### Data provided

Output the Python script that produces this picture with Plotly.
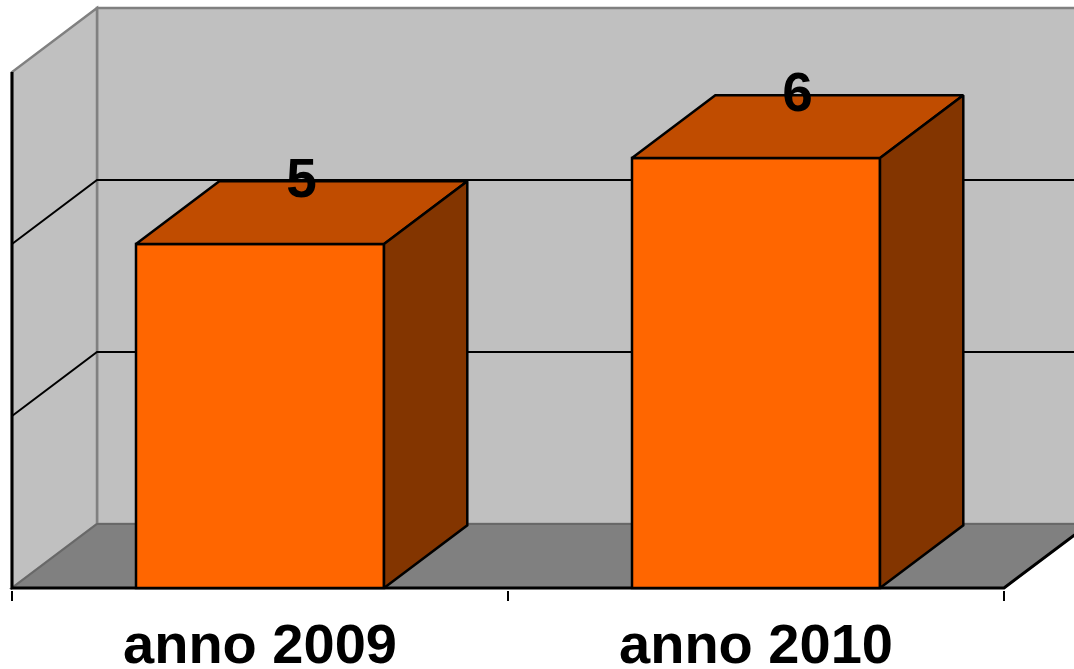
import plotly.graph_objects as go

# data
categories = ["anno 2009", "anno 2010"]
values = [5, 6]
y_min, y_max, y_step = 1, 7, 2

# geometry of the fake 3d box (axis units)
PX_X = 1 / 496   # category units per pixel
PX_Y = 1 / 86    # value units per pixel
x_lo, x_hi = -0.5, len(categories) - 0.5
DX = 85 * PX_X
DY = 64 * PX_Y
BAR_W = 0.5
BAR_D = 0.98

FRONT = "#FF6600"
TOP = "#C04C00"
SIDE = "#833500"
WALL = "#C0C0C0"
FLOOR = "#808080"
EDGE = "#808080"
FONT = "Liberation Sans"

W, H = 1074, 669

xs = list(range(len(categories)))


def line_shape(pts, color, width):
    path = "M " + " L ".join(f"{x},{y}" for x, y in pts)
    return dict(type="path", path=path, xref="x", yref="y", layer="below",
                line=dict(color=color, width=width))


def poly_shape(pts, fill, color, width):
    path = "M " + " L ".join(f"{x},{y}" for x, y in pts) + " Z"
    return dict(type="path", path=path, xref="x", yref="y", layer="below",
                fillcolor=fill, line=dict(color=color, width=width))


shapes = []
# back wall
shapes.append(poly_shape([(x_lo + DX, y_min + DY), (x_hi + DX, y_min + DY),
                          (x_hi + DX, y_max + DY), (x_lo + DX, y_max + DY)],
                         WALL, EDGE, 2.5))
# left wall
shapes.append(poly_shape([(x_lo, y_min), (x_lo + DX, y_min + DY),
                          (x_lo + DX, y_max + DY), (x_lo, y_max)],
                         WALL, EDGE, 2.5))
# floor
shapes.append(poly_shape([(x_lo, y_min), (x_hi, y_min),
                          (x_hi + DX, y_min + DY), (x_lo + DX, y_min + DY)],
                         FLOOR, "#686868", 2))
# gridlines on the walls
for v in range(y_min + y_step, y_max, y_step):
    shapes.append(line_shape([(x_lo, v), (x_lo + DX, v + DY), (x_hi + DX, v + DY)],
                             "black", 2))
# dark front edges
shapes.append(line_shape([(x_lo, y_max), (x_lo, y_min), (x_hi, y_min),
                          (x_hi + DX, y_min + DY)], "black", 3))

fig = go.Figure()

# front faces
fig.add_trace(go.Bar(
    x=xs, y=[v - y_min for v in values], base=y_min, width=BAR_W,
    marker=dict(color=FRONT, line=dict(color="black", width=2.5)),
    hoverinfo="skip", showlegend=False,
))

# top and side faces
ddx, ddy = DX * BAR_D, DY * BAR_D
top_x, top_y, side_x, side_y = [], [], [], []
for x, v in zip(xs, values):
    l, r = x - BAR_W / 2, x + BAR_W / 2
    top_x += [l, r, r + ddx, l + ddx, l, None]
    top_y += [v, v, v + ddy, v + ddy, v, None]
    side_x += [r, r + ddx, r + ddx, r, r, None]
    side_y += [y_min, y_min + ddy, v + ddy, v, y_min, None]

fig.add_trace(go.Scatter(x=top_x, y=top_y, mode="lines", fill="toself",
                         fillcolor=TOP, line=dict(color="black", width=2.5),
                         hoverinfo="skip", showlegend=False))
fig.add_trace(go.Scatter(x=side_x, y=side_y, mode="lines", fill="toself",
                         fillcolor=SIDE, line=dict(color="black", width=2.5),
                         hoverinfo="skip", showlegend=False))

# value labels
fig.add_trace(go.Scatter(
    x=[x + ddx / 2 for x in xs], y=[v + ddy - 2 * PX_Y for v in values],
    mode="text", text=[str(v) for v in values], textposition="middle center",
    textfont=dict(family=FONT, size=55, color="black", weight="bold"),
    hoverinfo="skip", showlegend=False, cliponaxis=False,
))

plot_bottom = 590
fig.update_layout(
    width=W, height=H,
    margin=dict(l=0, r=0, t=0, b=H - plot_bottom, autoexpand=False),
    paper_bgcolor="white", plot_bgcolor="white",
    shapes=shapes,
    xaxis=dict(
        range=[x_lo - 12 * PX_X, x_lo + (W - 12) * PX_X],
        automargin=False,
        tickmode="array", tickvals=xs, ticktext=categories,
        ticks="outside", ticklen=5, tickcolor="rgba(0,0,0,0)",
        ticklabelstandoff=0,
        tickfont=dict(family=FONT, size=56, color="black", weight="bold"),
        minor=dict(tickvals=[x_lo + i for i in range(len(categories) + 1)],
                   ticks="outside", ticklen=10, tickwidth=2, tickcolor="black"),
        showgrid=False, zeroline=False, showline=False, fixedrange=True,
    ),
    yaxis=dict(
        range=[y_min - 2 * PX_Y, y_min + (plot_bottom - 2) * PX_Y],
        automargin=False,
        showticklabels=False, showgrid=False, zeroline=False, showline=False,
        fixedrange=True,
    ),
)

# drop the default 8px page margin so the figure fills the window
fig.write_html("out.html", config={"displayModeBar": False},
               post_script="document.body.style.margin='0';"
                           "document.body.style.overflow='hidden';")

### What you are asked to do
Give an exact reproduction of every line, leaving out any picture.

### Reply
Output the Python script that produces this picture with Plotly.
import plotly.graph_objects as go

# data
categories = ["anno 2009", "anno 2010"]
values = [5, 6]
y_min, y_max, y_step = 1, 7, 2

# geometry of the fake 3d box (axis units)
PX_X = 1 / 496   # category units per pixel
PX_Y = 1 / 86    # value units per pixel
x_lo, x_hi = -0.5, len(categories) - 0.5
DX = 85 * PX_X
DY = 64 * PX_Y
BAR_W = 0.5
BAR_D = 0.98

FRONT = "#FF6600"
TOP = "#C04C00"
SIDE = "#833500"
WALL = "#C0C0C0"
FLOOR = "#808080"
EDGE = "#808080"
FONT = "Liberation Sans"

W, H = 1074, 669

xs = list(range(len(categories)))


def line_shape(pts, color, width):
    path = "M " + " L ".join(f"{x},{y}" for x, y in pts)
    return dict(type="path", path=path, xref="x", yref="y", layer="below",
                line=dict(color=color, width=width))


def poly_shape(pts, fill, color, width):
    path = "M " + " L ".join(f"{x},{y}" for x, y in pts) + " Z"
    return dict(type="path", path=path, xref="x", yref="y", layer="below",
                fillcolor=fill, line=dict(color=color, width=width))


shapes = []
# back wall
shapes.append(poly_shape([(x_lo + DX, y_min + DY), (x_hi + DX, y_min + DY),
                          (x_hi + DX, y_max + DY), (x_lo + DX, y_max + DY)],
                         WALL, EDGE, 2.5))
# left wall
shapes.append(poly_shape([(x_lo, y_min), (x_lo + DX, y_min + DY),
                          (x_lo + DX, y_max + DY), (x_lo, y_max)],
                         WALL, EDGE, 2.5))
# floor
shapes.append(poly_shape([(x_lo, y_min), (x_hi, y_min),
                          (x_hi + DX, y_min + DY), (x_lo + DX, y_min + DY)],
                         FLOOR, "#686868", 2))
# gridlines on the walls
for v in range(y_min + y_step, y_max, y_step):
    shapes.append(line_shape([(x_lo, v), (x_lo + DX, v + DY), (x_hi + DX, v + DY)],
                             "black", 2))
# dark front edges
shapes.append(line_shape([(x_lo, y_max), (x_lo, y_min), (x_hi, y_min),
                          (x_hi + DX, y_min + DY)], "black", 3))

fig = go.Figure()

# front faces
fig.add_trace(go.Bar(
    x=xs, y=[v - y_min for v in values], base=y_min, width=BAR_W,
    marker=dict(color=FRONT, line=dict(color="black", width=2.5)),
    hoverinfo="skip", showlegend=False,
))

# top and side faces
ddx, ddy = DX * BAR_D, DY * BAR_D
top_x, top_y, side_x, side_y = [], [], [], []
for x, v in zip(xs, values):
    l, r = x - BAR_W / 2, x + BAR_W / 2
    top_x += [l, r, r + ddx, l + ddx, l, None]
    top_y += [v, v, v + ddy, v + ddy, v, None]
    side_x += [r, r + ddx, r + ddx, r, r, None]
    side_y += [y_min, y_min + ddy, v + ddy, v, y_min, None]

fig.add_trace(go.Scatter(x=top_x, y=top_y, mode="lines", fill="toself",
                         fillcolor=TOP, line=dict(color="black", width=2.5),
                         hoverinfo="skip", showlegend=False))
fig.add_trace(go.Scatter(x=side_x, y=side_y, mode="lines", fill="toself",
                         fillcolor=SIDE, line=dict(color="black", width=2.5),
                         hoverinfo="skip", showlegend=False))

# value labels
fig.add_trace(go.Scatter(
    x=[x + ddx / 2 for x in xs], y=[v + ddy - 2 * PX_Y for v in values],
    mode="text", text=[str(v) for v in values], textposition="middle center",
    textfont=dict(family=FONT, size=55, color="black", weight="bold"),
    hoverinfo="skip", showlegend=False, cliponaxis=False,
))

plot_bottom = 590
fig.update_layout(
    width=W, height=H,
    margin=dict(l=0, r=0, t=0, b=H - plot_bottom, autoexpand=False),
    paper_bgcolor="white", plot_bgcolor="white",
    shapes=shapes,
    xaxis=dict(
        range=[x_lo - 12 * PX_X, x_lo + (W - 12) * PX_X],
        automargin=False,
        tickmode="array", tickvals=xs, ticktext=categories,
        ticks="outside", ticklen=5, tickcolor="rgba(0,0,0,0)",
        ticklabelstandoff=0,
        tickfont=dict(family=FONT, size=56, color="black", weight="bold"),
        minor=dict(tickvals=[x_lo + i for i in range(len(categories) + 1)],
                   ticks="outside", ticklen=10, tickwidth=2, tickcolor="black"),
        showgrid=False, zeroline=False, showline=False, fixedrange=True,
    ),
    yaxis=dict(
        range=[y_min - 2 * PX_Y, y_min + (plot_bottom - 2) * PX_Y],
        automargin=False,
        showticklabels=False, showgrid=False, zeroline=False, showline=False,
        fixedrange=True,
    ),
)

# drop the default 8px page margin so the figure fills the window
fig.write_html("out.html", config={"displayModeBar": False},
               post_script="document.body.style.margin='0';"
                           "document.body.style.overflow='hidden';")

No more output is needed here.